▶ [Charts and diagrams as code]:
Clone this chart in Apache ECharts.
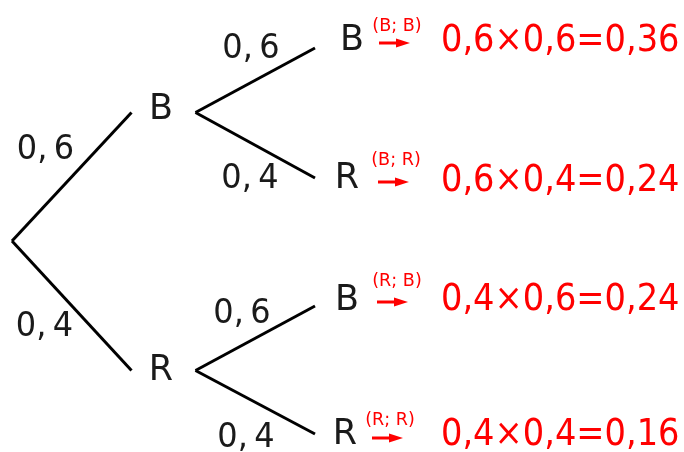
<!DOCTYPE html>
<html><head><meta charset="utf-8">
<script src="https://cdn.jsdelivr.net/npm/echarts@6/dist/echarts.min.js"></script>
<style>html,body{margin:0;padding:0;background:#fff}#c{width:684px;height:452px}</style>
</head><body><div id="c"></div>
<script>
// ---------- DATA ----------
const firstDraw = ['B', 'R'];
const firstProb = [0.6, 0.4];
const secondDraw = ['B', 'R'];
const secondProb = [0.6, 0.4];
const outcomeTags = ['(B; B)', '(B; R)', '(R; B)', '(R; R)'];

// ---------- LAYOUT (axis units) ----------
const LAYOUT = {
  root: [12, 241],
  lvl1End: 131.5, lvl1LabelX: 161, lvl1Start: 195.5, lvl1Y: [112.5, 370.5], lvl1LabelY: [110, 371],
  leafEnd: 315, leafY: [48, 178, 306, 434],
  leafLabelX: [352, 347, 347, 345], leafLabelY: [41, 179, 301, 435],
  edge1Label: [[45.5, 150], [44.5, 327]],
  edge2Label: [[251, 49], [250, 179], [242, 314], [246, 438]],
  tagX: [397, 396, 397, 390], tagY: [26, 160, 281, 420],
  arrowX: [[379, 410], [378, 409], [377, 408], [372, 403]], arrowY: [43, 182, 302, 438],
  resultX: 441, resultY: [41, 181, 300, 435]
};

const fmtEdge = v => v.toFixed(1).replace('.', ',\u2009');
const fmt1 = v => v.toFixed(1).replace('.', ',');
const fmt2 = v => v.toFixed(2).replace('.', ',');

// ---------- BUILD ----------
const edges = [];
const texts = [];
const arrows = [];
const BLACK = '#1a1a1a', RED = '#ff0000';
firstDraw.forEach((d1, i) => {
  const y1 = LAYOUT.lvl1Y[i];
  edges.push([LAYOUT.root[0], LAYOUT.root[1], LAYOUT.lvl1End, y1]);
  texts.push({x: LAYOUT.lvl1LabelX, y: LAYOUT.lvl1LabelY[i], text: d1, size: 35, color: BLACK, align: 'center'});
  texts.push({x: LAYOUT.edge1Label[i][0], y: LAYOUT.edge1Label[i][1], text: fmtEdge(firstProb[i]), size: 32, sy: 1.04, color: BLACK, align: 'center'});
  secondDraw.forEach((d2, j) => {
    const k = i * secondDraw.length + j;
    edges.push([LAYOUT.lvl1Start, y1, LAYOUT.leafEnd, LAYOUT.leafY[k]]);
    texts.push({x: LAYOUT.edge2Label[k][0], y: LAYOUT.edge2Label[k][1], text: fmtEdge(secondProb[j]), size: 32, sy: 1.04, color: BLACK, align: 'center'});
    texts.push({x: LAYOUT.leafLabelX[k], y: LAYOUT.leafLabelY[k], text: d2, size: 35, color: BLACK, align: 'center'});
    texts.push({x: LAYOUT.tagX[k], y: LAYOUT.tagY[k], text: outcomeTags[k], size: 18.5, sx: 0.95, color: RED, align: 'center'});
    arrows.push([LAYOUT.arrowX[k][0], LAYOUT.arrowX[k][1], LAYOUT.arrowY[k]]);
    const prod = firstProb[i] * secondProb[j];
    texts.push({x: LAYOUT.resultX, y: LAYOUT.resultY[k],
      text: fmt1(firstProb[i]) + '×' + fmt1(secondProb[j]) + '=' + fmt2(prod),
      size: 37, color: RED, align: 'left', sx: 0.91});
  });
});

const chart = echarts.init(document.getElementById('c'), null, {renderer: 'canvas'});
chart.setOption({
  animation: false,
  backgroundColor: '#fff',
  grid: {left: 0, right: 0, top: 0, bottom: 0},
  xAxis: {type: 'value', min: 0, max: 684, show: false},
  yAxis: {type: 'value', min: 0, max: 452, inverse: true, show: false},
  series: [
    {
      type: 'custom', clip: false, silent: true,
      data: edges,
      renderItem: (params, api) => {
        const a = api.coord([api.value(0), api.value(1)]);
        const b = api.coord([api.value(2), api.value(3)]);
        return {type: 'line', shape: {x1: a[0], y1: a[1], x2: b[0], y2: b[1]},
          style: {stroke: '#000', lineWidth: 3, lineCap: 'butt'}};
      }
    },
    {
      type: 'custom', clip: false, silent: true,
      data: arrows,
      renderItem: (params, api) => {
        const a = api.coord([api.value(0), api.value(2)]);
        const b = api.coord([api.value(1), api.value(2)]);
        const head = 14, half = 4.5;
        return {type: 'group', children: [
          {type: 'line', shape: {x1: a[0], y1: a[1], x2: b[0] - head + 1, y2: b[1]},
            style: {stroke: RED, lineWidth: 3}},
          {type: 'polygon', shape: {points: [[b[0], b[1]], [b[0] - head, b[1] - half], [b[0] - head, b[1] + half]]},
            style: {fill: RED}}
        ]};
      }
    },
    {
      type: 'custom', clip: false, silent: true,
      data: texts.map(t => [t.x, t.y]),
      renderItem: (params, api) => {
        const t = texts[params.dataIndex];
        const p = api.coord([api.value(0), api.value(1)]);
        return {type: 'text', x: p[0], y: p[1], scaleX: t.sx || 1, scaleY: t.sy || 1,
          style: {text: t.text, fontSize: t.size, fontFamily: 'DejaVu Sans', fill: t.color,
            align: t.align, verticalAlign: 'middle'}};
      }
    }
  ]
});
</script></body></html>
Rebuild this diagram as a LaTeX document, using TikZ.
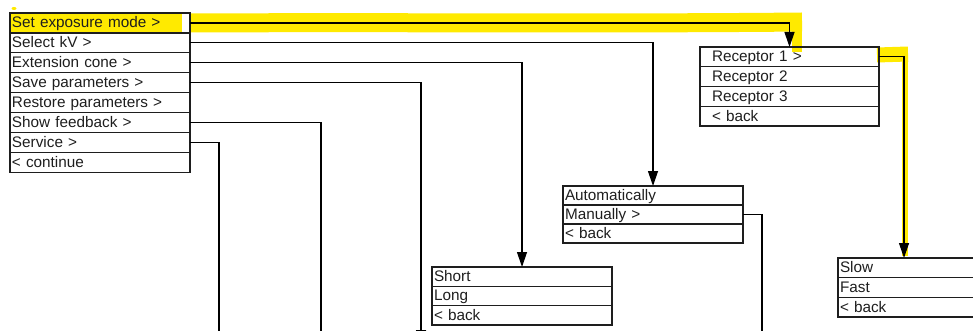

▶ [TASK REQUIREMENTS]:
Lines containing the word "this" must all be returned from the material above.

▶ [THE RESULT]:
Clone this chart in Apache ECharts.
Rebuild this diagram as a LaTeX document, using TikZ.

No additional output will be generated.